On May 12, 2012, the Kuala Lumpur War Crimes Commission found Yoo, along with former President Bush, former Vice President Cheney, and several other senior members of the Bush administration, guilty of war crimes in absentia. The trial heard "harrowing witness accounts from victims of torture who suffered at the hands of US soldiers and contractors in Iraq and Afghanistan".

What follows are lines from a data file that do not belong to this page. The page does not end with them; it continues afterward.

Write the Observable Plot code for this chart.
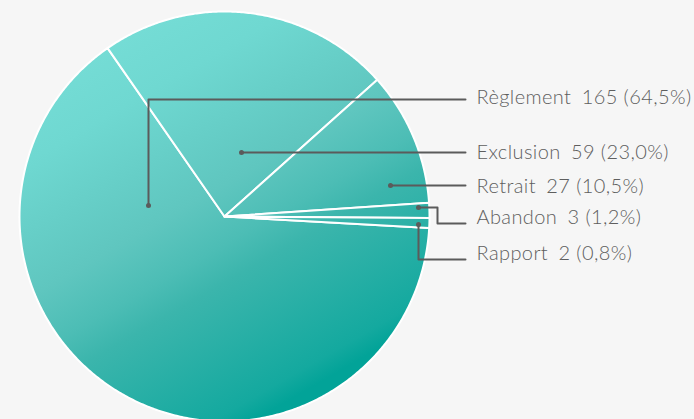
<!DOCTYPE html>
<html><head><meta charset="utf-8">
<script src="https://cdn.jsdelivr.net/npm/d3@7"></script>
<script src="https://cdn.jsdelivr.net/npm/@observablehq/plot@0.6"></script>
<style>html,body{margin:0;padding:0;background:#f6f6f6;} svg{display:block} svg text{letter-spacing:0.4px}</style>
</head><body><div id="chart"></div>
<script>
// ---- data ----
const categories = ["Règlement", "Exclusion", "Retrait", "Abandon", "Rapport"];
const counts = [165, 59, 27, 3, 2];
const percentLabels = ["64,5%", "23,0%", "10,5%", "1,2%", "0,8%"];

// ---- layout ----
const W = 694, H = 419, cx = 224, cy = 216, R = 205;
const startDeg = 93.2;
const leaderPaths = [
  [[148, 205], [148, 99], [465, 99]],
  [[241, 152], [465, 152]],
  [[390, 185], [465, 185]],
  [[418, 207], [437, 207], [437, 223], [465, 223]],
  [[418, 224], [418, 259], [465, 259]]
];
const labelX = 476;
const labelY = [97, 152, 186, 217, 253];

const rad = d => d * Math.PI / 180;
const arcs = d3.pie().sort(null).startAngle(rad(startDeg)).endAngle(rad(startDeg + 360))(counts);
const slicePts = [];
arcs.forEach((a, i) => {
  slicePts.push({k: i, x: cx, y: cy});
  const n = Math.max(2, Math.ceil((a.endAngle - a.startAngle) / rad(0.5)));
  for (let j = 0; j <= n; j++) {
    const t = a.startAngle + (a.endAngle - a.startAngle) * j / n;
    slicePts.push({k: i, x: cx + R * Math.sin(t), y: cy - R * Math.cos(t)});
  }
  slicePts.push({k: i, x: cx, y: cy});
});
const leaderPts = leaderPaths.flatMap((p, i) => p.map(([x, y]) => ({k: i, x, y})));
const dots = leaderPaths.map((p, i) => ({k: i, x: p[0][0], y: p[0][1]}));
const labels = categories.map((c, i) => ({
  text: `${c}\u2002${counts[i]} (${percentLabels[i]})`, x: labelX, y: labelY[i]
}));

const plot = Plot.plot({
  width: W, height: H,
  margin: 0,
  style: {background: "#f6f6f6", overflow: "visible"},
  x: {domain: [0, W], range: [0, W], axis: null},
  y: {domain: [0, H], range: [0, H], axis: null},
  marks: [
    Plot.line(slicePts, {x: "x", y: "y", z: "k", fill: "url(#pieGrad)", stroke: "white", strokeWidth: 2, strokeLinejoin: "round"}),
    Plot.line(leaderPts, {x: "x", y: "y", z: "k", stroke: "#5b5b5b", strokeWidth: 2}),
    Plot.dot(dots, {x: "x", y: "y", r: 2.5, fill: "#5b5b5b"}),
    Plot.text(labels, {x: "x", y: "y", text: "text", textAnchor: "start", fontSize: 20, fontFamily: "Lato", fontWeight: 300, fill: "#5e5e5e"})
  ]
});

const sx = plot.scale("x"), sy = plot.scale("y");
const gx1 = 37.5, gy1 = 70.3, gx2 = 243, gy2 = 426;
const grad = d3.select(plot).insert("defs", ":first-child")
  .append("linearGradient").attr("id", "pieGrad")
  .attr("gradientUnits", "userSpaceOnUse")
  .attr("x1", sx.apply(gx1)).attr("y1", sy.apply(gy1))
  .attr("x2", sx.apply(gx2)).attr("y2", sy.apply(gy2));
[[0, "#76ddd6"], [0.18, "#6fd8d1"], [0.467, "#5fc6bf"], [0.594, "#4cbdb5"], [0.674, "#3bb5ac"], [0.951, "#14a99f"], [1, "#02a398"]]
  .forEach(([o, c]) => grad.append("stop").attr("offset", o).attr("stop-color", c));

document.getElementById("chart").appendChild(plot);
</script>
</body></html>
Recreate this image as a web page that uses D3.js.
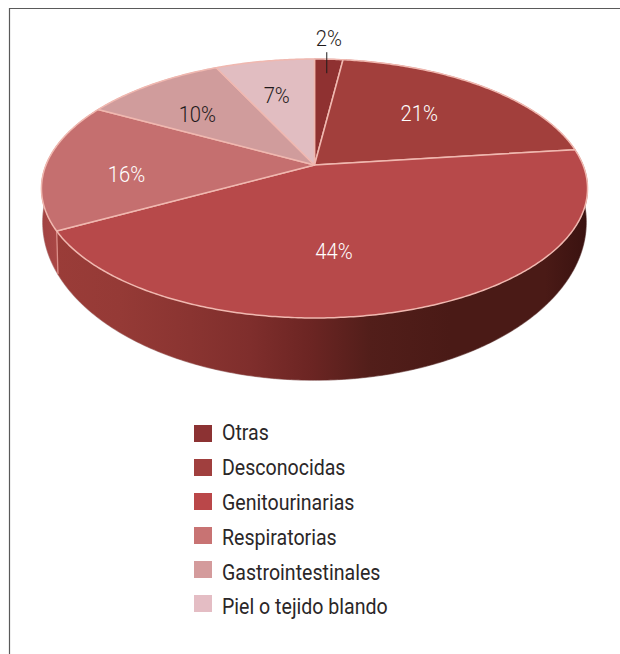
<!DOCTYPE html>
<html lang="es">
<head>
<meta charset="utf-8">
<title>Origen de la infección</title>
<script src="https://cdnjs.cloudflare.com/ajax/libs/d3/7.8.5/d3.min.js"></script>
<style>
  html, body { margin: 0; padding: 0; background: #fff; }
  svg { display: block; }
  text { font-family: "Roboto", sans-serif; font-weight: 300; }
  .caption { font-weight: 400; }
</style>
</head>
<body>
<svg id="chart" width="620" height="654"></svg>
<script>
// Chart data
const categories = ["Otras", "Desconocidas", "Genitourinarias", "Respiratorias", "Gastrointestinales", "Piel o tejido blando"];
const shares = [2, 21, 44, 16, 10, 7];
const topColors = ["#8f3131", "#a23f3c", "#b7494a", "#c56f6f", "#d09c9c", "#e1bdc1"];
const legendColors = ["#8c3233", "#a03f3e", "#ba4749", "#c87373", "#d49b9c", "#e4bdc4"];
const labelColors = ["#1f1a1b", "#ffffff", "#ffffff", "#ffffff", "#1f1a1b", "#1f1a1b"];

// Tilted disc: a unit circle seen in perspective, so the hub sits above the ellipse centre
const hub = { x: 314.5, y: 165 };
const halfWidth = 268.5, halfDepth = 125.2, tilt = 0.1815;
const topDisc = { sx: 1, sy: 1, hubY: hub.y };
const baseDisc = { sx: 0.995, sy: 1.22, hubY: 193.5 };

function project(u, v, disc = topDisc) {
  const w = 1 - tilt * v;
  return [hub.x + disc.sx * halfWidth * u / w, disc.hubY + disc.sy * halfDepth * v / w];
}
const rimPoint = (a, disc) => project(Math.sin(a), -Math.cos(a), disc);

const svg = d3.select("#chart");

// Frame around the figure
svg.append("path")
  .attr("d", "M9.5,654V8.5H620")
  .attr("fill", "none").attr("stroke", "#5a5a5a").attr("stroke-width", 1.2);

const arcs = d3.pie().value(d => d).sort(null)(shares);
const line = d3.line();

function arcSamples(a0, a1, disc) {
  const n = Math.max(2, Math.ceil((a1 - a0) / 0.01));
  return d3.range(n + 1).map(i => rimPoint(a0 + (a1 - a0) * i / n, disc));
}

// Gradients for the visible side wall
const defs = svg.append("defs");
const wallStops = {
  2: [[57, "#9a3c38"], [120, "#953a36"], [190, "#8a3431"], [250, "#7f2e2c"], [310, "#6c2523"], [370, "#521e1a"], [450, "#4a1a16"], [545, "#4a1a16"], [587, "#3a1210"]],
  3: [[40, "#a04242"], [60, "#ab4846"]]
};
Object.entries(wallStops).forEach(([i, stops]) => {
  const g = defs.append("linearGradient").attr("id", "wall" + i)
    .attr("gradientUnits", "userSpaceOnUse")
    .attr("x1", stops[0][0]).attr("x2", stops[stops.length - 1][0]).attr("y1", 0).attr("y2", 0);
  const span = stops[stops.length - 1][0] - stops[0][0];
  stops.forEach(s => g.append("stop")
    .attr("offset", (s[0] - stops[0][0]) / span).attr("stop-color", s[1]));
});

// Faint outline under the base rim
svg.append("path")
  .attr("d", line(arcSamples(0, 2 * Math.PI, baseDisc)) + "Z")
  .attr("fill", "none").attr("stroke", "#d9cfcf").attr("stroke-width", 1.6);

// Side wall of each slice, built from rim samples on the top and base discs
const wallFill = i => wallStops[i] ? `url(#wall${i})` : topColors[i];
const wallOrder = [0, 1, 5, 4, 3, 2];
svg.append("g").selectAll("path").data(wallOrder).join("path")
  .attr("d", i => {
    const a = arcs[i];
    const top = arcSamples(a.startAngle, a.endAngle, topDisc);
    const base = arcSamples(a.startAngle, a.endAngle, baseDisc).reverse();
    return line(top.concat(base)) + "Z";
  })
  .attr("fill", wallFill)
  .attr("stroke", wallFill).attr("stroke-width", 0.6);

// Seam between the respiratory and genitourinary walls
const seam = arcs[2].endAngle;
svg.append("path")
  .attr("d", line([rimPoint(seam, topDisc), rimPoint(seam, baseDisc)]))
  .attr("stroke", "#dc8f8a").attr("stroke-width", 1.3).attr("fill", "none");

// Top face of the disc
svg.append("g").selectAll("path").data(arcs).join("path")
  .attr("d", a => line([[hub.x, hub.y]].concat(arcSamples(a.startAngle, a.endAngle, topDisc))) + "Z")
  .attr("fill", (a, i) => topColors[i])
  .attr("stroke", "#f0b8b0").attr("stroke-width", 1.5).attr("stroke-linejoin", "round");

// Percentage labels: pie-plane radius plus a small hand placement nudge
const labelRadius = [1, 0.6, 0.6, 0.6, 0.6, 0.6];
const labelNudge = [[0, -21], [-1, -2], [-36, 6], [-27, 9], [-15, 0], [-6, -4]];
svg.append("g").selectAll("text").data(arcs).join("text")
  .attr("transform", (a, i) => {
    const m = (a.startAngle + a.endAngle) / 2, r = labelRadius[i];
    const [x, y] = project(r * Math.sin(m), -r * Math.cos(m));
    return `translate(${x + labelNudge[i][0]},${y + labelNudge[i][1]}) scale(0.92,1)`;
  })
  .attr("text-anchor", "middle").attr("dominant-baseline", "central")
  .attr("font-size", 22)
  .attr("fill", (a, i) => labelColors[i])
  .text(a => a.data + "%");

// Leader line for the smallest slice
const leaderAngle = (arcs[0].startAngle + arcs[0].endAngle) / 2;
const leaderTop = rimPoint(leaderAngle);
svg.append("path")
  .attr("d", line([[leaderTop[0] - 2, leaderTop[1] - 7], [leaderTop[0] - 2, leaderTop[1] + 14]]))
  .attr("stroke", "#1f1a1b").attr("stroke-width", 1).attr("fill", "none");

// Legend: swatches and their captions step at slightly different rates
const swatchY = d3.scalePoint().domain(categories).range([433.5, 603.5]);
const captionY = d3.scalePoint().domain(categories).range([433, 607]);
const legend = svg.append("g");
legend.selectAll("rect").data(categories).join("rect")
  .attr("x", 194).attr("y", d => swatchY(d) - 8.5).attr("width", 18).attr("height", 17)
  .attr("fill", (d, i) => legendColors[i]);
legend.selectAll("text").data(categories).join("text")
  .attr("class", "caption")
  .attr("transform", d => `translate(222,${captionY(d)}) scale(0.89,1)`)
  .attr("dominant-baseline", "central")
  .attr("font-size", 22)
  .attr("fill", "#2b2728")
  .text(d => d);
</script>
</body>
</html>
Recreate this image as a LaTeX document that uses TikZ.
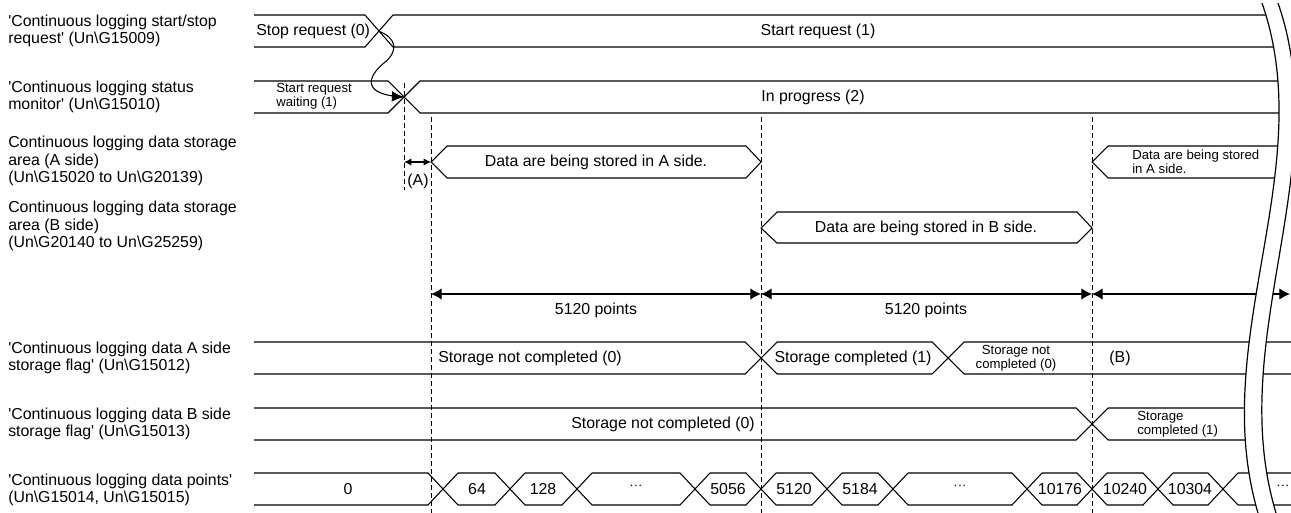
\documentclass[tikz,border=0pt]{standalone}
\usepackage{fontspec}
\setmainfont{Liberation Sans}
\usetikzlibrary{positioning,
calc,
arrows.meta,
decorations.markings}
\tikzstyle{Sig} = [line width=0.8pt, line join=miter]
\tikzstyle{Guide} = [line width=0.7pt, dash pattern=on 3.5pt off 2.5pt]
\tikzstyle{Dim} = [line width=0.8pt, {Latex[length=8pt,width=8.5pt]}-{Latex[length=8pt,width=8.5pt]}]
\tikzstyle{Txt} = [inner sep=0pt, font=\fontsize{11.9}{13.1}\selectfont]
\tikzstyle{Small} = [inner sep=0pt, align=left, font=\fontsize{9.9}{10.6}\selectfont]
\tikzstyle{Name} = [Txt, anchor=west, align=left]
\tikzstyle{Arrow} = [
line width=0.8pt,
decoration={
markings,
mark=at position 0.999 with {
\arrow{Latex[length=9pt,width=8pt]}
}
},
postaction = {decorate}
]

\begin{document}
\begin{tikzpicture}[x=0.75pt, y=-0.75pt]
   \useasboundingbox (0,0) rectangle (1291,513);

   % signal names
   \node[Name] (n1) at (8,31) {\textquotesingle Continuous logging start/stop\\request\textquotesingle\ (Un\textbackslash G15009)};
   \node[Name] (n2) at (8,97) {\textquotesingle Continuous logging status\\monitor\textquotesingle\ (Un\textbackslash G15010)};
   \node[Name] (n3) at (8,161) {Continuous logging data storage\\area (A side)\\(Un\textbackslash G15020 to Un\textbackslash G20139)};
   \node[Name] (n4) at (8,226) {Continuous logging data storage\\area (B side)\\(Un\textbackslash G20140 to Un\textbackslash G25259)};
   \node[Name] (n5) at (8,358) {\textquotesingle Continuous logging data A side\\storage flag\textquotesingle\ (Un\textbackslash G15012)};
   \node[Name] (n6) at (8,424) {\textquotesingle Continuous logging data B side\\storage flag\textquotesingle\ (Un\textbackslash G15013)};
   \node[Name] (n7) at (8,490) {\textquotesingle Continuous logging data points\textquotesingle\\(Un\textbackslash G15014, Un\textbackslash G15015)};

   % rows cut at the break
   \begin{scope}
   \clip (0,0) -- (1262,3) .. controls (1320,170) and (1207,340) .. (1258,513) -- (0,513) -- cycle;
   \draw[Sig] (254,15) -- (365,15) -- (393,47) -- (1300,47);
   \draw[Sig] (254,47) -- (365,47) -- (393,15) -- (1300,15);
   \draw[Sig] (254,81) -- (388,81) -- (420,113) -- (1300,113);
   \draw[Sig] (254,113) -- (388,113) -- (420,81) -- (1300,81);
   \draw[Sig] (1300,146) -- (1108,146) -- (1092,162) -- (1108,178) -- (1300,178);
   \draw[Sig] (254,408) -- (1076,408) -- (1108,440) -- (1300,440);
   \draw[Sig] (254,440) -- (1076,440) -- (1108,408) -- (1300,408);
   \end{scope}

   \draw[Sig] (431,162) -- (447,146) -- (746,146) -- (761,162) -- (746,178) -- (447,178) -- cycle;
   \draw[Sig] (761,228) -- (777,212) -- (1077,212) -- (1092,228) -- (1077,243) -- (777,243) -- cycle;
   \draw[Sig] (254,342) -- (745,342) -- (777,374) -- (932,374) -- (964,342) -- (1300,342);
   \draw[Sig] (254,374) -- (745,374) -- (777,342) -- (932,342) -- (964,374) -- (1300,374);
   \draw[Sig] (254,473) -- (428,473) -- (458,505) -- (495,505) -- (525,473) -- (562,473) -- (592,505) -- (680,505) -- (710,473) -- (746,473) -- (776,505) -- (812,505) -- (842,473) -- (878,473) -- (908,505) -- (1012,505) -- (1042,473) -- (1077,473) -- (1107,505) -- (1143,505) -- (1173,473) -- (1208,473) -- (1238,505) -- (1300,505);
   \draw[Sig] (254,505) -- (428,505) -- (458,473) -- (495,473) -- (525,505) -- (562,505) -- (592,473) -- (680,473) -- (710,505) -- (746,505) -- (776,473) -- (812,473) -- (842,505) -- (878,505) -- (908,473) -- (1012,473) -- (1042,505) -- (1077,505) -- (1107,473) -- (1143,473) -- (1173,505) -- (1208,505) -- (1238,473) -- (1300,473);

   % timing guides
   \coordinate (g1t) at (404,83);
   \coordinate (g1b) at (404,190);
   \coordinate (g2t) at (431,117);
   \coordinate (g2b) at (431,513);
   \coordinate (g3t) at (761,117);
   \coordinate (g3b) at (761,513);
   \coordinate (g4t) at (1092,117);
   \coordinate (g4b) at (1092,513);
   \draw[Guide] (g1t) -- (g1b);
   \draw[Guide] (g2t) -- (g2b);
   \draw[Guide] (g3t) -- (g3b);
   \draw[Guide] (g4t) -- (g4b);

   \coordinate (x1) at (378,31);
   \coordinate (x2) at (404,97);
   \draw[Arrow] (x1) .. controls (398,38) and (398,52) .. (384,63) .. controls (368,76) and (360,95) .. (x2);

   \coordinate (a1) at (404,162);
   \coordinate (a2) at (431,162);
   \draw[line width=0.8pt, {Latex[length=5.5pt,width=5.5pt]}-{Latex[length=5.5pt,width=5.5pt]}] (a1) -- (a2);

   \coordinate (d1) at (431,294);
   \coordinate (d2) at (761,294);
   \coordinate (d3) at (1092,294);
   \coordinate (d4) at (1290,294);
   \draw[Dim] (d1) -- (d2);
   \draw[Dim] (d2) -- (d3);
   \draw[Dim] (d3) -- (d4);

   % break
   \fill[white] (1262,3) .. controls (1320,170) and (1207,340) .. (1258,513) -- (1276,513) .. controls (1224,340) and (1336,170) .. (1278,3) -- cycle;
   \draw[line width=0.9pt] (1262,3) .. controls (1320,170) and (1207,340) .. (1258,513);
   \draw[line width=0.9pt] (1278,3) .. controls (1336,170) and (1224,340) .. (1276,513);

   % values
   \node[Txt, anchor=west] (stop) at (256,31) {Stop request (0)};
   \node[Txt] (start) at (818,31) {Start request (1)};
   \node[Small, anchor=west] (wait) at (276,96) {Start request\\waiting (1)};
   \node[Txt] (prog) at (813,97) {In progress (2)};
   \node[Txt] (tA) at (418,181) {(A)};
   \node[Txt] (sa1) at (596,162) {Data are being stored in A side.};
   \node[Small, anchor=west] (sa2) at (1132,162) {Data are being stored\\in A side.};
   \node[Txt] (sb1) at (926,228) {Data are being stored in B side.};
   \node[Txt] (p1) at (596,310) {5120 points};
   \node[Txt] (p2) at (926,310) {5120 points};
   \node[Txt, anchor=west] (fa0) at (438,358) {Storage not completed (0)};
   \node[Txt] (fa1) at (853,358) {Storage completed (1)};
   \node[Small, align=center] (fa2) at (1016,358) {Storage not\\completed (0)};
   \node[Txt] (tB) at (1120,358) {(B)};
   \node[Txt] (fb0) at (663,424) {Storage not completed (0)};
   \node[Small, anchor=west] (fb1) at (1137,424) {Storage\\completed (1)};
   \node[Txt] (v0) at (348,489) {0};
   \node[Txt] (v1) at (477,489) {64};
   \node[Txt] (v2) at (543,489) {128};
   \node[Small] (v3) at (636,487) {···};
   \node[Txt] (v4) at (728,489) {5056};
   \node[Txt] (v5) at (794,489) {5120};
   \node[Txt] (v6) at (860,489) {5184};
   \node[Small] (v7) at (960,487) {···};
   \node[Txt] (v8) at (1060,489) {10176};
   \node[Txt] (v9) at (1125,489) {10240};
   \node[Txt] (v10) at (1190,489) {10304};
   \node[Small] (v11) at (1283,487) {···};
\end{tikzpicture}
\end{document}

Yoo provided a legal opinion backing the Bush Administration's warrantless wiretapping program. Yoo authored the October 23, 2001 memo asserting that the President had sufficient power to allow the NSA to monitor the communications of US citizens on US soil without a warrant (known as the warrantless wiretap program) because the Fourth Amendment does not apply. As another memo says in a footnote, "Our office recently concluded that the Fourth Amendment had no application to domestic military operations." That interpretation is used to assert that the normal mandatory requirement of a warrant, under the Foreign Intelligence Surveillance Act, could be ignored.
In a 2006 book and a 2007 law review article, Yoo defended President Bush's terrorist surveillance program, arguing that "the TSP represents a valid exercise of the President's Commander-in-Chief authority to gather intelligence during wartime". He claimed that critics of the program misunderstand the separation of powers between the President and Congress in wartime because of a failure to understand the differences between war and crime, and a difficulty in understanding the new challenges presented by a networked, dynamic enemy such as Al Qaeda. "Because the United States is at war with Al Qaeda, the President possesses the constitutional authority as Commander-in-Chief to engage in warrantless surveillance of enemy activity." In a Wall Street Journal opinion piece in July 2009, Yoo wrote it was "absurd to think that a law like FISA should restrict live military operations against potential attacks on the United States."
In December 2020, President Donald Trump appointed Yoo to a four-year term on the National Board for Education Sciences, which advises the Department of Education on scientific research and investments.